この学院で学ぶ事を全て身に付け、彼は常に首席のまま卒業していきました。今では貴族の称号まで与えられ、立派な魔法騎士として責務を果たされています」
思わぬカノンの話に俺は嬉しくなって自然と笑みがこぼれる。
「そんな立派な方ですが、それでも入学当初は王族貴族との知識・魔法技術の差は歴然でした。全てにおいて平等な学院ですが、残念ながらスタートラインだけは不平等なのです」
「………」
「と、先程まで思っていたわけですよ。貴方の戦い方を見てそれが思い込みだと気付きました」
「そう……ですか」
───まぁ俺は特殊だしな
「カノン様の経歴は一般の人達にも勇気を与え、だんだんと入学者も増えていったの。そして貴方の様な子が現れた。私はそれが嬉しい。

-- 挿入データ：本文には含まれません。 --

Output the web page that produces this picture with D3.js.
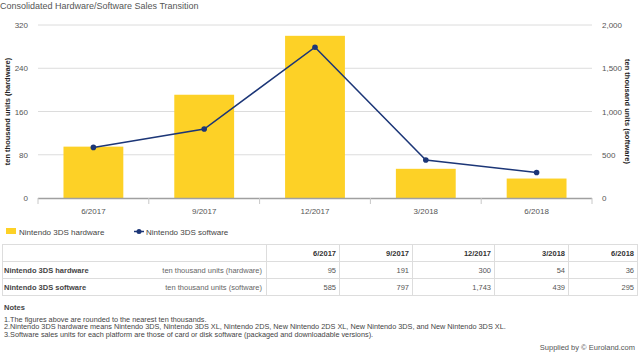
<!DOCTYPE html>
<html>
<head>
<meta charset="utf-8">
<script src="https://cdn.jsdelivr.net/npm/d3@7"></script>
<style>
  body { margin: 0; background: #fff; }
  svg { font-family: "Liberation Sans", Arial, sans-serif; display: block; }
</style>
</head>
<body>
<div id="chart"></div>
<script>
// data
const periods = ["6/2017", "9/2017", "12/2017", "3/2018", "6/2018"];
const hardware = [95, 191, 300, 54, 36];
const software = [585, 797, 1743, 439, 295];
const leftTicks = [0, 80, 160, 240, 320];
const rightTicks = [0, 500, 1000, 1500, 2000];
const notes = [
  "1.The figures above are rounded to the nearest ten thousands.",
  "2.Nintendo 3DS hardware means Nintendo 3DS, Nintendo 3DS XL, Nintendo 2DS, New Nintendo 2DS XL, New Nintendo 3DS, and New Nintendo 3DS XL.",
  "3.Software sales units for each platform are those of card or disk software (packaged and downloadable versions)."
];

(function () {
  const W = 640, H = 352;
  const yellow = "#fdd126", navy = "#1c3677";

  const svg = d3.select("#chart").append("svg")
    .attr("width", W).attr("height", H);

  svg.append("text")
    .attr("x", 0).attr("y", 9)
    .attr("font-size", 9).attr("fill", "#555")
    .text("Consolidated Hardware/Software Sales Transition");

  // scales
  const x = d3.scaleBand().domain(periods).range([38, 592]);
  const yL = d3.scaleLinear().domain([0, 320]).range([198, 25]);
  const yR = d3.scaleLinear().domain([0, 2000]).range([198, 25]);

  // grid
  svg.append("g").selectAll("line")
    .data(leftTicks.slice(1))
    .join("line")
    .attr("x1", 38).attr("x2", 592)
    .attr("y1", d => yL(d)).attr("y2", d => yL(d))
    .attr("stroke", "#dcdcdc").attr("stroke-width", 1);

  // left ticks
  svg.append("g").selectAll("text")
    .data(leftTicks)
    .join("text")
    .attr("x", 28).attr("y", d => yL(d) + 3)
    .attr("text-anchor", "end")
    .attr("font-size", 8).attr("fill", "#555")
    .text(d => d);

  // right ticks
  svg.append("g").selectAll("text")
    .data(rightTicks)
    .join("text")
    .attr("x", 602).attr("y", d => yR(d) + 3)
    .attr("font-size", 8).attr("fill", "#555")
    .text(d => d3.format(",")(d));

  // axis titles
  svg.append("text")
    .attr("transform", "translate(10," + (yL(160)) + ") rotate(-90)")
    .attr("text-anchor", "middle")
    .attr("font-size", 7.5).attr("font-weight", "bold").attr("fill", "#222")
    .text("ten thousand units (hardware)");
  svg.append("text")
    .attr("transform", "translate(625," + (yR(1000)) + ") rotate(90)")
    .attr("text-anchor", "middle")
    .attr("font-size", 7.5).attr("font-weight", "bold").attr("fill", "#222")
    .text("ten thousand units (software)");

  // bars
  const bw = x.bandwidth() * 0.54;
  svg.append("g").selectAll("rect")
    .data(periods)
    .join("rect")
    .attr("x", (d) => x(d) + (x.bandwidth() - bw) / 2)
    .attr("width", bw)
    .attr("y", (d, i) => yL(hardware[i]))
    .attr("height", (d, i) => yL(0) - yL(hardware[i]))
    .attr("fill", yellow);

  // x axis
  svg.append("line")
    .attr("x1", 38).attr("x2", 592)
    .attr("y1", 198.5).attr("y2", 198.5)
    .attr("stroke", "#a0a0a0").attr("stroke-width", 1.5);
  const bounds = periods.map(d => x(d)).concat([x.range()[1]]);
  svg.append("g").selectAll("line")
    .data(bounds)
    .join("line")
    .attr("x1", d => d).attr("x2", d => d)
    .attr("y1", 198).attr("y2", 204)
    .attr("stroke", "#c8c8c8");
  svg.append("g").selectAll("text")
    .data(periods)
    .join("text")
    .attr("x", d => x(d) + x.bandwidth() / 2).attr("y", 214)
    .attr("text-anchor", "middle")
    .attr("font-size", 8).attr("fill", "#555")
    .text(d => d);

  // software line
  const line = d3.line()
    .x((d, i) => x(periods[i]) + x.bandwidth() / 2)
    .y(d => yR(d));
  svg.append("path")
    .datum(software)
    .attr("d", line)
    .attr("fill", "none")
    .attr("stroke", navy).attr("stroke-width", 1.5);
  svg.append("g").selectAll("circle")
    .data(software)
    .join("circle")
    .attr("cx", (d, i) => x(periods[i]) + x.bandwidth() / 2)
    .attr("cy", d => yR(d))
    .attr("r", 2.8)
    .attr("fill", navy);

  // legend
  svg.append("rect").attr("x", 6).attr("y", 228).attr("width", 10).attr("height", 6).attr("fill", yellow);
  svg.append("text").attr("x", 19).attr("y", 234.5).attr("font-size", 8).attr("fill", "#444").text("Nintendo 3DS hardware");
  svg.append("line").attr("x1", 134).attr("x2", 144).attr("y1", 231.5).attr("y2", 231.5).attr("stroke", navy).attr("stroke-width", 1.5);
  svg.append("circle").attr("cx", 139).attr("cy", 231.5).attr("r", 2.5).attr("fill", navy);
  svg.append("text").attr("x", 146).attr("y", 234.5).attr("font-size", 8).attr("fill", "#444").text("Nintendo 3DS software");

  // table
  const colX = [2, 266, 339, 412, 494, 568, 637];
  const rowY = [244, 261, 278, 295];
  const rows = [
    { name: "Nintendo 3DS hardware", unit: "ten thousand units (hardware)", vals: hardware },
    { name: "Nintendo 3DS software", unit: "ten thousand units (software)", vals: software }
  ];
  const tbl = svg.append("g");
  tbl.append("rect")
    .attr("x", colX[0] + 0.5).attr("y", rowY[0] + 0.5)
    .attr("width", colX[6] - colX[0]).attr("height", rowY[3] - rowY[0])
    .attr("fill", "none").attr("stroke", "#ddd");
  tbl.selectAll("line.h")
    .data(rowY.slice(1, 3))
    .join("line")
    .attr("x1", colX[0]).attr("x2", colX[6])
    .attr("y1", d => d + 0.5).attr("y2", d => d + 0.5)
    .attr("stroke", "#ddd");
  tbl.selectAll("line.v")
    .data(colX.slice(1, 6))
    .join("line")
    .attr("x1", d => d + 0.5).attr("x2", d => d + 0.5)
    .attr("y1", rowY[0]).attr("y2", rowY[3])
    .attr("stroke", "#ddd");

  tbl.selectAll("text.hd")
    .data(periods)
    .join("text")
    .attr("x", (d, i) => colX[i + 2] - 3).attr("y", rowY[0] + 11.5)
    .attr("text-anchor", "end")
    .attr("font-size", 7.5).attr("font-weight", "bold").attr("fill", "#333")
    .text(d => d);

  rows.forEach((r, ri) => {
    const yy = rowY[ri + 1] + 11.5;
    tbl.append("text").attr("x", 4).attr("y", yy)
      .attr("font-size", 7.5).attr("font-weight", "bold").attr("fill", "#444")
      .text(r.name);
    tbl.append("text").attr("x", colX[1] - 4).attr("y", yy)
      .attr("text-anchor", "end")
      .attr("font-size", 7.5).attr("fill", "#666")
      .text(r.unit);
    tbl.append("g").selectAll("text")
      .data(r.vals)
      .join("text")
      .attr("x", (d, i) => colX[i + 2] - 3).attr("y", yy)
      .attr("text-anchor", "end")
      .attr("font-size", 7.5).attr("fill", "#555")
      .text(d => d3.format(",")(d));
  });

  // notes
  svg.append("text").attr("x", 4).attr("y", 310)
    .attr("font-size", 7.5).attr("font-weight", "bold").attr("fill", "#444").text("Notes");
  svg.append("g").selectAll("text")
    .data(notes)
    .join("text")
    .attr("x", 4).attr("y", (d, i) => 321.5 + i * 7.8)
    .attr("font-size", 7.3).attr("fill", "#444")
    .text(d => d);

  svg.append("text").attr("x", 635).attr("y", 350)
    .attr("text-anchor", "end")
    .attr("font-size", 7.5).attr("fill", "#555")
    .text("Supplied by \u00A9 Euroland.com");
})();
</script>
</body>
</html>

実は私も出自には苦労した身でね、カノン様に憧れてこの学院を受験したのよ」
「先生も相当な努力をなさったんですね。俺も、彼を目標としているんですよ」
「あら。じゃあ貴族顔負けのその実力は納得ね。頑張りなさい」
ふわっと微笑むその顔は厳格さを消し去るほど優しさに満ちていた。
「それじゃあそろそろ教室に戻りましょうか。私は先に向かいますので貴方は着替えてからいらっしゃい」
「分かりました」
俺はお辞儀をして部屋を出ようとドアノブに手を掛けたその時、エミリアから「一つだけ」と声を掛けられる。
「今日のJBバトルについてですが、貴方は何も気にする必要はありません。ただし、最後の攻撃はいただけませんね。頭の防御魔法を砕いた時点で試合は終了でした。首、胸と続けて攻撃したのはマイナスポイントです。今日は授業でしたからね、次回からは気を付けて下さい」
そう言われ、俺は「あっ」と思い後ろ頭を掻く。